• EXERCISE INSTRUCTIONS
In the material below, list every line carrying the string "chart".

• RECORDED INFORMATION

::::

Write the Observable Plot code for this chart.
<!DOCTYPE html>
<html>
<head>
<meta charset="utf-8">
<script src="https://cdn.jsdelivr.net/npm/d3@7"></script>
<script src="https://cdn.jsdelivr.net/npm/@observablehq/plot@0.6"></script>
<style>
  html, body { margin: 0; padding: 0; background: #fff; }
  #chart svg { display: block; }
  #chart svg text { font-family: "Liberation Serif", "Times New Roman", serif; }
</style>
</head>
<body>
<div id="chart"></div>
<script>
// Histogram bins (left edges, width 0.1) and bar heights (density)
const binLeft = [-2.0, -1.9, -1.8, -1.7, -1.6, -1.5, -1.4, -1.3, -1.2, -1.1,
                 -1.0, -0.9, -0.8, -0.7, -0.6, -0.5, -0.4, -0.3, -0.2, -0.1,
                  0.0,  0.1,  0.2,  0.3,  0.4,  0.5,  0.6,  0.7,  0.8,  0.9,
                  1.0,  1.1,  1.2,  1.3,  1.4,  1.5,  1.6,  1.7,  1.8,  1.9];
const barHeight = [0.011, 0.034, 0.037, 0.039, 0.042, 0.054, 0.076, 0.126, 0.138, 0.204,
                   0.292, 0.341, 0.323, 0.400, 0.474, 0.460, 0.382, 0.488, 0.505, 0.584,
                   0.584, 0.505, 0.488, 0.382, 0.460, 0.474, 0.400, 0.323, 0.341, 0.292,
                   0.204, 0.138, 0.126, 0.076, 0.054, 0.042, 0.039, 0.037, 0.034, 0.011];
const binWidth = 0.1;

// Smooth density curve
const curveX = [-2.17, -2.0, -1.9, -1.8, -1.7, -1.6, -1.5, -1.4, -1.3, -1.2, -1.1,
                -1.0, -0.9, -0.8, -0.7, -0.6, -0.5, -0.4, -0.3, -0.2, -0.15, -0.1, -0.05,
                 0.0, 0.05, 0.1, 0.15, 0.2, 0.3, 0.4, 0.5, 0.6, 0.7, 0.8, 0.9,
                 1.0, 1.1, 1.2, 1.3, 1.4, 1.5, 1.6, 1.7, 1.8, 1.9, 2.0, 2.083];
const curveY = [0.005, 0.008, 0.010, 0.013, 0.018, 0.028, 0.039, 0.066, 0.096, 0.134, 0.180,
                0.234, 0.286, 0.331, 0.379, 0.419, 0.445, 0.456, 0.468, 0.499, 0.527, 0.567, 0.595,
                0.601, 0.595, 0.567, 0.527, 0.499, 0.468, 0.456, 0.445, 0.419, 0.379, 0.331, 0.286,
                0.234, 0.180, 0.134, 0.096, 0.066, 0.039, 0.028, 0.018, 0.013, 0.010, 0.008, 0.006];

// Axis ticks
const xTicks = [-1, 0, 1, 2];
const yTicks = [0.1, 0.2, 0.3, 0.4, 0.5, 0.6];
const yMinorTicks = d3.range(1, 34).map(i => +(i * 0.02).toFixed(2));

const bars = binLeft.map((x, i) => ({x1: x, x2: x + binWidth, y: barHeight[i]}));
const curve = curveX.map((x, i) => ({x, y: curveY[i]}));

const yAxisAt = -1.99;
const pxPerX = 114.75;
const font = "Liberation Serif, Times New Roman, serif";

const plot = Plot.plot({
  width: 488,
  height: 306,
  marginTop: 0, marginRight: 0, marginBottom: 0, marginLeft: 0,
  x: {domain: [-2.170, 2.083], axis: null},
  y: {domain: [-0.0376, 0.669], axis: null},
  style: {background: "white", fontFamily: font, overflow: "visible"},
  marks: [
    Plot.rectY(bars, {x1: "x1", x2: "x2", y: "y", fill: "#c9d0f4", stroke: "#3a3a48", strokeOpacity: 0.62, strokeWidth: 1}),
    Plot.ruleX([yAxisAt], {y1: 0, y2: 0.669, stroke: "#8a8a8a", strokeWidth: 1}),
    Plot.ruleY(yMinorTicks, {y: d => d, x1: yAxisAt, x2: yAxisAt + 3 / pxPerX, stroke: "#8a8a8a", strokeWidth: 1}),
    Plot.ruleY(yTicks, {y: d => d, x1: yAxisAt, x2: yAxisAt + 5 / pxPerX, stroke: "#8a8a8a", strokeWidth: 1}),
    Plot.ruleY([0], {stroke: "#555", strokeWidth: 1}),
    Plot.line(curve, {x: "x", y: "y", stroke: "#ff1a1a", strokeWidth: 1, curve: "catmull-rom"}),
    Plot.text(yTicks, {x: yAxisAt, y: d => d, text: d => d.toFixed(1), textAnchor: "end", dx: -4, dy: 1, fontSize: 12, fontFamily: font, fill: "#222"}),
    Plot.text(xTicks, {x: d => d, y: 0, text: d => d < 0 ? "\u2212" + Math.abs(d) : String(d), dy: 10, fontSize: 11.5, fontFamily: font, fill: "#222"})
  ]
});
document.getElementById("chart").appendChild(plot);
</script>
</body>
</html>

::::

• EXPECTED OUTPUT
Write the Observable Plot code for this chart.
  #chart svg { display: block; }
  #chart svg text { font-family: "Liberation Serif", "Times New Roman", serif; }
<div id="chart"></div>
document.getElementById("chart").appendChild(plot);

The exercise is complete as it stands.